Monday, February 27, 2006

Question of the week (#2)

What role should editors play with regards to advertorials?

At our recent meeting on editorial ethics, there seemed to be an agreement that editors should know of the advertorials to run in their magazines but should not be involved with their production. But the real world of b2b publishing isn't so cut and dry, many attendees at the meeting admitted that the editors on their publications were frequently involved with the production of advertorials.

With this knowledge in hand, here are a few additional questions to ponder:
Should editors, freelancers, the sales team or advertisers write them?
How should these pages be designed?
Should they be labeled as advertorials?

Please feel free to share your thoughts. This forum is not limited to members; all are welcome to participate. And, if you missed the last question of the week, read it here.


Paul Conley said...

Hi Spring,
I'm quite sure that it is true that folks at the meeting "admitted that the editors on their publications were frequently involved with the production of advertorials."
But it still breaks my heart.
This is one of those areas were I don't see any room for compromise. Nor does ASBPE. Nor does American Business Media. Both organizations discuss the inappropriateness of such activity in their ethics statements.
It's also worth noting that there is no compelling business reason to push editors to produce advertorials. That work can be done easily and well by freelancers (and freelancers are inexpensive.) The cost of outsourcing that work is simply a cost of doing business. If an advertorial can't turn a profit without corrupting the ethics of the editorial staff, then the publication should put its resources into another product.
In other words...and let me be brutally frank here...there is no reason to put up with this. Ever.
If editors are facing pressure on this issue, I'd urge them to read the suggestions I've published on my blog here:

Spring Suptic said...

Thanks, Paul, and you make some excellent points in your blog post on the subject.

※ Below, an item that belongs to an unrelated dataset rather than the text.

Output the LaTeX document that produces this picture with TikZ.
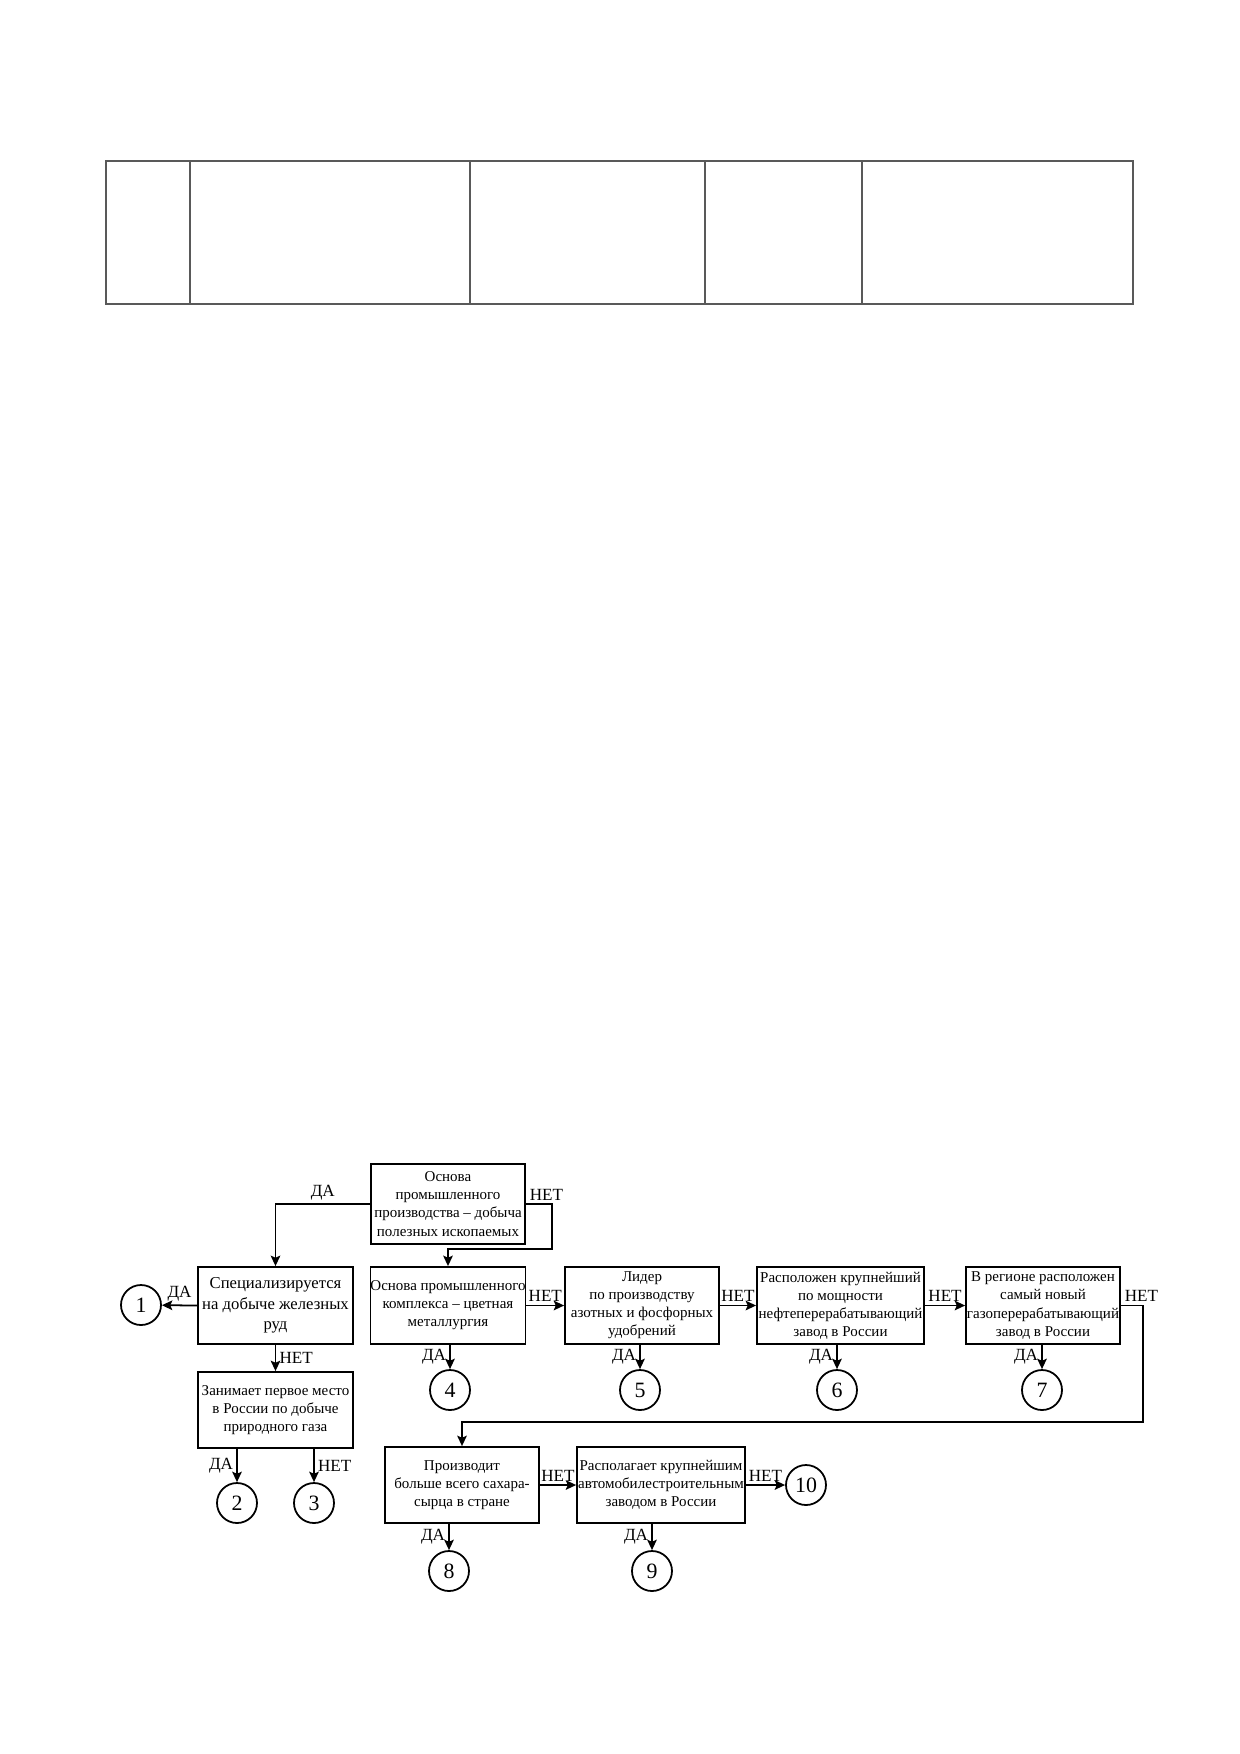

The fact that people working on the business side might not know journalism ethics is a point Angie Gates, a sales rep at my company, brought up at our meeting. It's something that I think many editors fail to consider (myself included). We know the rules and assume they do too.

After the meeting, Angie told me that the trade publications in her industry have an association. They have established norms and agreed lines than none of them will cross. This allows them to be firmer with advertisers, and adds that transparency that is so important.